The judges didn't know what to do.  Both dishes were superb.  Irvine ended up getting voted off 2-1 because his peanut hummus was a little too gummy.  And probably because they realized that Chiarello had MADE HIS STINKING PASTA.  The rest of the chefs were visibly shaken when Irvine left.  I think that all of them thought he was going to be in it for the long run. Plus, Chiarello made a great point at the end of the show.  He said that he wasn't upset to be in the bottom two.  That had given him one more experience in a Kitchen Stadium setting than the others.  He is more of a force than I thought.  Actually, it is obvious I don't know anything about the show.  My entire evaluation structure got turned on its head.  There are several things I realized this week.
  1. Zakarian is this year's Ming Tsai.  Last year, Tsai could cook circles around everyone.  But the reason he lost was because he too often didn't follow the exact wording of the challenges.  Zakarian is in that boat.  He has more cooking ability than anyone else there.  That's obvious by the way the judges respond to his food.  But if he doesn't stick to the rules, he will get booted out.
  2. Marcus Samuelsson needs to settle the heck down.  So far, the chefs have had to create four dishes - Samuelsson has had to do five, since he was in the bottom last week.  Samuelsson has made eleven.  He always does extras, just to impress the judges.  The problem is, they aren't impressed.  They even went so far as to say that the next time he makes extras, they are going to make him tell him which ones to judge and they won't taste the others.  
  3. Alton Brown gets more annoying every year.

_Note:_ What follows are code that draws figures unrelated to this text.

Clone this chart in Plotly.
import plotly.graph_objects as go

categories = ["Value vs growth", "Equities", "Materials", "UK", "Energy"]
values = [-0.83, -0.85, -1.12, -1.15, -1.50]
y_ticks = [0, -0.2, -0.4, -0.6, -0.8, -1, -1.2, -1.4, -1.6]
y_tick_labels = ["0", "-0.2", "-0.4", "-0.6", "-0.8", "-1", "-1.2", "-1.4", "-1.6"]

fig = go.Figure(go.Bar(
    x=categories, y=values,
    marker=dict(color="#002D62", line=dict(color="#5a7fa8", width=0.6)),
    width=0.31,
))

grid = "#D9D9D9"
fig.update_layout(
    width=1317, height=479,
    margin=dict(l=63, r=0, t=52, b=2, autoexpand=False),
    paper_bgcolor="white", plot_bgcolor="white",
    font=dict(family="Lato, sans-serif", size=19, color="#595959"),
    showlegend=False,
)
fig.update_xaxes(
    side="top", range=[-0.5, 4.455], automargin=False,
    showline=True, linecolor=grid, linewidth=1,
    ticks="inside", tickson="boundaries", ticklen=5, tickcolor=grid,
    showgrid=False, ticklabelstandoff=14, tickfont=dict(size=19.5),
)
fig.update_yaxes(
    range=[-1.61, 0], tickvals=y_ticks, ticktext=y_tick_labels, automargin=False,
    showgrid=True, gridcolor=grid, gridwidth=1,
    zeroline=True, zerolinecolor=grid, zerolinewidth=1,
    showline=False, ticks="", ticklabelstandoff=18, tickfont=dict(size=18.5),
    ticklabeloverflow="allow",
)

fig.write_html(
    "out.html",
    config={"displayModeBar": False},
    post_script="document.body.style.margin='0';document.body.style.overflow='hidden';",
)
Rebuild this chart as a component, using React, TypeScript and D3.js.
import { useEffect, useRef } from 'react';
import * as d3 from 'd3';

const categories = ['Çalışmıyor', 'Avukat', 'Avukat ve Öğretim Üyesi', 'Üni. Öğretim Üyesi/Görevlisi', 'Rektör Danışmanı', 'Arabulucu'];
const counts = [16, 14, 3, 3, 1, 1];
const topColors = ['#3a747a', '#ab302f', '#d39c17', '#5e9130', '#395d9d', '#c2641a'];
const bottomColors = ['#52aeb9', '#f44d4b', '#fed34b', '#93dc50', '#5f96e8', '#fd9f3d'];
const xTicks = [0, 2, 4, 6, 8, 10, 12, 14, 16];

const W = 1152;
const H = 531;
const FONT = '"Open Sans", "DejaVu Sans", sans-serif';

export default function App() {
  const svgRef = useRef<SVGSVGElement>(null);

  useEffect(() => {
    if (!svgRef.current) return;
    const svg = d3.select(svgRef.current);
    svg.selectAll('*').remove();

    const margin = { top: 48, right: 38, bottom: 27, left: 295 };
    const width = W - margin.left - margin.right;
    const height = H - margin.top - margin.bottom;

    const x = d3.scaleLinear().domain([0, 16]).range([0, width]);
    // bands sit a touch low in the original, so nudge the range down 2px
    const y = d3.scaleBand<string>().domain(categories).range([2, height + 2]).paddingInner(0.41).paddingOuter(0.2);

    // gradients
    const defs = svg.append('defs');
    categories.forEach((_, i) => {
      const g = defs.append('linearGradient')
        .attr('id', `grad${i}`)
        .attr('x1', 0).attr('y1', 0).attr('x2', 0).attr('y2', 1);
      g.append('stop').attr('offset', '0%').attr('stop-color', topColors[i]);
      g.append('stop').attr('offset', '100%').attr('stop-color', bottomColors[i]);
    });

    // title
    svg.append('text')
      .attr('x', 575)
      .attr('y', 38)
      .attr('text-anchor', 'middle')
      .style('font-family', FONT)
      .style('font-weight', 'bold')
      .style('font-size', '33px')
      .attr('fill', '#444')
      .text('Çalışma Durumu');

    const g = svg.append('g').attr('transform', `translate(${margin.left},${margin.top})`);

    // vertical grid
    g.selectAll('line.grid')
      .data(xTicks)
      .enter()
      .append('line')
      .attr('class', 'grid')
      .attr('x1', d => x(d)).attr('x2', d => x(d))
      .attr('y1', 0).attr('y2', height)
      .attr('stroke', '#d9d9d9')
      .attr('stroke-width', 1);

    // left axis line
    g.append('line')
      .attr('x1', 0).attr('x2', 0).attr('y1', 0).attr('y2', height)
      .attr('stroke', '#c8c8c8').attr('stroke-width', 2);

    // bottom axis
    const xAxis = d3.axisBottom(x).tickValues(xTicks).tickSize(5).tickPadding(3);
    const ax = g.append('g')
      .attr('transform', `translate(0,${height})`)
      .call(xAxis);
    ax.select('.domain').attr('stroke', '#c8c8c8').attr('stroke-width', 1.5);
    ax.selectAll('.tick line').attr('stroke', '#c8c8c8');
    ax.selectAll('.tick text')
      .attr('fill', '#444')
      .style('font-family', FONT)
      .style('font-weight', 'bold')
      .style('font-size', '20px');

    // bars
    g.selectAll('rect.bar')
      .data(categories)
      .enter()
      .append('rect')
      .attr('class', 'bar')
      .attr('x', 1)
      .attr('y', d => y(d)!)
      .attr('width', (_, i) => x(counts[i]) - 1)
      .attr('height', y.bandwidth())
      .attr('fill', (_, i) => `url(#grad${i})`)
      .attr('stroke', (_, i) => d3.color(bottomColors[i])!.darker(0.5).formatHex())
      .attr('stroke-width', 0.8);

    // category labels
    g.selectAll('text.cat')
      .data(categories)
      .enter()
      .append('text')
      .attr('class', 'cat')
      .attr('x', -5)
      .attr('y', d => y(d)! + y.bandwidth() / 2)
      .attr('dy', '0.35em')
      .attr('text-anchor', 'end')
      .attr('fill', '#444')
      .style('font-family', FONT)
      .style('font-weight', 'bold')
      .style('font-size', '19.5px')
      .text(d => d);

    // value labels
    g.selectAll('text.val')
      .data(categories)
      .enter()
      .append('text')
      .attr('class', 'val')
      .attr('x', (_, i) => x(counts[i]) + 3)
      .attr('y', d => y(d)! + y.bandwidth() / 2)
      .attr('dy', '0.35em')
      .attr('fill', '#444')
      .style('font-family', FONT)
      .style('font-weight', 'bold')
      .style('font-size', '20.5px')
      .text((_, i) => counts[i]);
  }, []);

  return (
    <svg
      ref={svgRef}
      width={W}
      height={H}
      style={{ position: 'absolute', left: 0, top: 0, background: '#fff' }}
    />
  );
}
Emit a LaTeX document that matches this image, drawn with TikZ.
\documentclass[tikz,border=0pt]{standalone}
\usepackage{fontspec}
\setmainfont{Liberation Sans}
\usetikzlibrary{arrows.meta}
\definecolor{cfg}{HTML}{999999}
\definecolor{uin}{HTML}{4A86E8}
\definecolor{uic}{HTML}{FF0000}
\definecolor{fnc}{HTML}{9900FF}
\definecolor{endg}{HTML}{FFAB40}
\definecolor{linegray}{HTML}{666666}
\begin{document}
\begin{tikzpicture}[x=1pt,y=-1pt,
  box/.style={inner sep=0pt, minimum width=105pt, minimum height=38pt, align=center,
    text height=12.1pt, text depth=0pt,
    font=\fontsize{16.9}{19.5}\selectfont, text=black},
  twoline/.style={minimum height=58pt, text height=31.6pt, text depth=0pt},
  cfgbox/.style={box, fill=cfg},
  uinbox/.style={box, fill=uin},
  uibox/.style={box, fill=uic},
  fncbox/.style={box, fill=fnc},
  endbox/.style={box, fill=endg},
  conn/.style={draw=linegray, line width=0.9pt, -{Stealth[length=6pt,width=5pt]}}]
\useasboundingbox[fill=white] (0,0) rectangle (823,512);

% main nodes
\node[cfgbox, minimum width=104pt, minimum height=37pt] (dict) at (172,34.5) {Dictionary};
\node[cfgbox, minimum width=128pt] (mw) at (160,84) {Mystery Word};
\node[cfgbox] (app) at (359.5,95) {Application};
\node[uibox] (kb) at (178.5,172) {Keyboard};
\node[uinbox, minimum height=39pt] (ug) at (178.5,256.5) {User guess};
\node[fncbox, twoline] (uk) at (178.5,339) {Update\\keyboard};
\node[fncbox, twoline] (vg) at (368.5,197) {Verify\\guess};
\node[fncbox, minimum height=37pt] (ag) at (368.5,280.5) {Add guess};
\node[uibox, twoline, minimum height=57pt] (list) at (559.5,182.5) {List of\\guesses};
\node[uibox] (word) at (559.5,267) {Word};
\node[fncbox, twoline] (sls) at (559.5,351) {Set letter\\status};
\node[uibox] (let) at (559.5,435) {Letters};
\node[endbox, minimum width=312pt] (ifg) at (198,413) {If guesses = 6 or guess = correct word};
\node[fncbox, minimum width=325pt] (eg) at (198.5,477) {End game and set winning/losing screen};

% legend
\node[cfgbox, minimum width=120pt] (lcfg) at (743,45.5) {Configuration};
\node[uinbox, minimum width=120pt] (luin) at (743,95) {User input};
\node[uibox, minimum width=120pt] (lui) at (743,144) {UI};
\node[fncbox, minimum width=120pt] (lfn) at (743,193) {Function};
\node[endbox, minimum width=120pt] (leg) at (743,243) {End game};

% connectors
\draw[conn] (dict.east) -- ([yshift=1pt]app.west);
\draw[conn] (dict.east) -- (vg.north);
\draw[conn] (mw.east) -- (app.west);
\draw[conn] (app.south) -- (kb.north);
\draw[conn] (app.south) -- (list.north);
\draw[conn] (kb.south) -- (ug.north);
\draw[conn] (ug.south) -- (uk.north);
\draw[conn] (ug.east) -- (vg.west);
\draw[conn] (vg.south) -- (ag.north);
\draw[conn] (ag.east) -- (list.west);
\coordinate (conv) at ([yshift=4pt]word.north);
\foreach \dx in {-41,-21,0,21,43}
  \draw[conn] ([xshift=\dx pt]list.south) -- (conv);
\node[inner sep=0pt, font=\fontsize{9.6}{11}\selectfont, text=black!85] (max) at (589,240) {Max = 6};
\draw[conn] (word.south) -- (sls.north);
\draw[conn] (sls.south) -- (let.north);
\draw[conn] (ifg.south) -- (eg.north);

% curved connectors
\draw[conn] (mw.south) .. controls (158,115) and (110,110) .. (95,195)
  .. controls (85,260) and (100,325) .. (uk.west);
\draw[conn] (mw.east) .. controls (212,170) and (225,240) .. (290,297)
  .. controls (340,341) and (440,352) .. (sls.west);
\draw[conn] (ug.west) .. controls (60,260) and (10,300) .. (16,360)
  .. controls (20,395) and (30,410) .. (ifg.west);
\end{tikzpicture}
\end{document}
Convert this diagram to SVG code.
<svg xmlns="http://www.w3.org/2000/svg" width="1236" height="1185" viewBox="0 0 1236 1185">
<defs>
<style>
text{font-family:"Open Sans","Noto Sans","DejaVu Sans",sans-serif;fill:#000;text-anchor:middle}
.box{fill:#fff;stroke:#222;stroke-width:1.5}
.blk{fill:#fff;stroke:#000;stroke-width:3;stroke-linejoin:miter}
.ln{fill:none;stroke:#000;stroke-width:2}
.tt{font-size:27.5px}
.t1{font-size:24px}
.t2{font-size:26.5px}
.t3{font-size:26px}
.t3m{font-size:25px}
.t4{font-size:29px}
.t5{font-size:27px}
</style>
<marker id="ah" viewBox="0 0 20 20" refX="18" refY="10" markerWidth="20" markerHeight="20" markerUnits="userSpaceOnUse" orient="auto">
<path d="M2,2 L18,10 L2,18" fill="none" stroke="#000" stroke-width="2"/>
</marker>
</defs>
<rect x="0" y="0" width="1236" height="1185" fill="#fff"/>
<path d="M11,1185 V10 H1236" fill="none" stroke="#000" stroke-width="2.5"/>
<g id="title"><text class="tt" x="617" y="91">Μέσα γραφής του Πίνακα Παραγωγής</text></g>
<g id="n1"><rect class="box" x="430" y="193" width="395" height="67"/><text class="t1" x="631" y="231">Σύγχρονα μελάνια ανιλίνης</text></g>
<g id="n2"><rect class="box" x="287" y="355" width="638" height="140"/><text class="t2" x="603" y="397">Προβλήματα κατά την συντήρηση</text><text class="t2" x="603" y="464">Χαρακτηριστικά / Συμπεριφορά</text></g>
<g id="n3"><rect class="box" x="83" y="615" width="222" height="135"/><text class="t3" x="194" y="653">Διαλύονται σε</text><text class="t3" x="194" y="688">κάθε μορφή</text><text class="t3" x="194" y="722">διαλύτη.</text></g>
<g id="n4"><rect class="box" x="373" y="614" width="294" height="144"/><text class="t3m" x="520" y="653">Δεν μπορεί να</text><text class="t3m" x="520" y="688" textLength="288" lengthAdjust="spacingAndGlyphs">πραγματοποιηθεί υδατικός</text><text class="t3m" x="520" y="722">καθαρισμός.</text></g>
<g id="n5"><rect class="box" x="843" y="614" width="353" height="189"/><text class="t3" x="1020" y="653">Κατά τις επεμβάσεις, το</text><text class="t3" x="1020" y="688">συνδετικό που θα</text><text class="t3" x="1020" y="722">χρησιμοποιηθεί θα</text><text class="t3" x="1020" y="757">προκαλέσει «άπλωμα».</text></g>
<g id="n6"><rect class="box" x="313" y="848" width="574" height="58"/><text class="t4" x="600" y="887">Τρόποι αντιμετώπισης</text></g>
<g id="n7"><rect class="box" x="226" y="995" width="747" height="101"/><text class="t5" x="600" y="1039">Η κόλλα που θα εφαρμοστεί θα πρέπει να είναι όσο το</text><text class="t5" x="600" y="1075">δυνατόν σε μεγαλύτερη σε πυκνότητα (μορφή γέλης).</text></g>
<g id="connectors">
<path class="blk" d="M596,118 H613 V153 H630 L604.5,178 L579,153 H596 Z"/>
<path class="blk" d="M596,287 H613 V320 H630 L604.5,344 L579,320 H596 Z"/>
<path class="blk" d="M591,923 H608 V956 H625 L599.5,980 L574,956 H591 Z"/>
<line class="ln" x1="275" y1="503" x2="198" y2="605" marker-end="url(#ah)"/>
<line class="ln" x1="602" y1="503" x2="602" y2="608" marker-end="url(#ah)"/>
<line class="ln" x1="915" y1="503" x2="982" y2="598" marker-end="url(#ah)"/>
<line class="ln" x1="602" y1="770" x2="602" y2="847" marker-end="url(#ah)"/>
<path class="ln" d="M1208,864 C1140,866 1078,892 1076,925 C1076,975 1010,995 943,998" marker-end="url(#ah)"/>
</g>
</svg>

  4. There is a big difference between cooking for "regular people" and cooking for judges.  This is the biggest variable I missed last week.  The challenge this week was crafted for Robert Irvine.  It was basically the same thing he has done before on Dinner Impossible.  You go raid the vendors at a ballpark and come up with dishes with what you find.  I've seen that show.  Irvine excelled and everyone raved.  But, in that case, the Everyone raving was a group of regular people.  It is easier to impress regular people with cooking than experts.  Think about it - when Irvine cooks for three hundred construction workers, do you really think some foreman is going to tell the camera the flavor profiles weren't consistent?  One of Irvine's dishes was a Hot Burg.  He took hot dogs and ground them up and mixed them with the hamburgers he was making.  Brilliant.  Alton Brown said it was great.  It would have killed with average people.  But the judges were unimpressed.  That was Irvine's downfall.  He is the best chef on Food Network's roster when it comes to knowing what average people wants.  That is how he is so successful with Dinner Impossible.  That is how he does such a great job in helping people fix their restaurants on Restaurant Impossible.  That is why he is such a great coach on Worst Cooks in America.  It really is why I like him so much.  And that is precisely why couldn't be the Iron Chef.  They don't want someone who will impress the masses.  They want someone who will wow the food judging elite.  
  5. This show is going to be a LOT more exciting than I thought it would be - and that is saying a lot.  There aren't many shows that I watch live any more.  I'll let it record on my DVR and wait fifteen minutes just so I can fast forward through commercials.  The only shows that we, on a regular basis, are too excited to wait the fifteen minutes.  The first is Castle on ABC.  The second is Burn Notice on USA.  And the third is Next Iron Chef.  Pretty elite company in our house.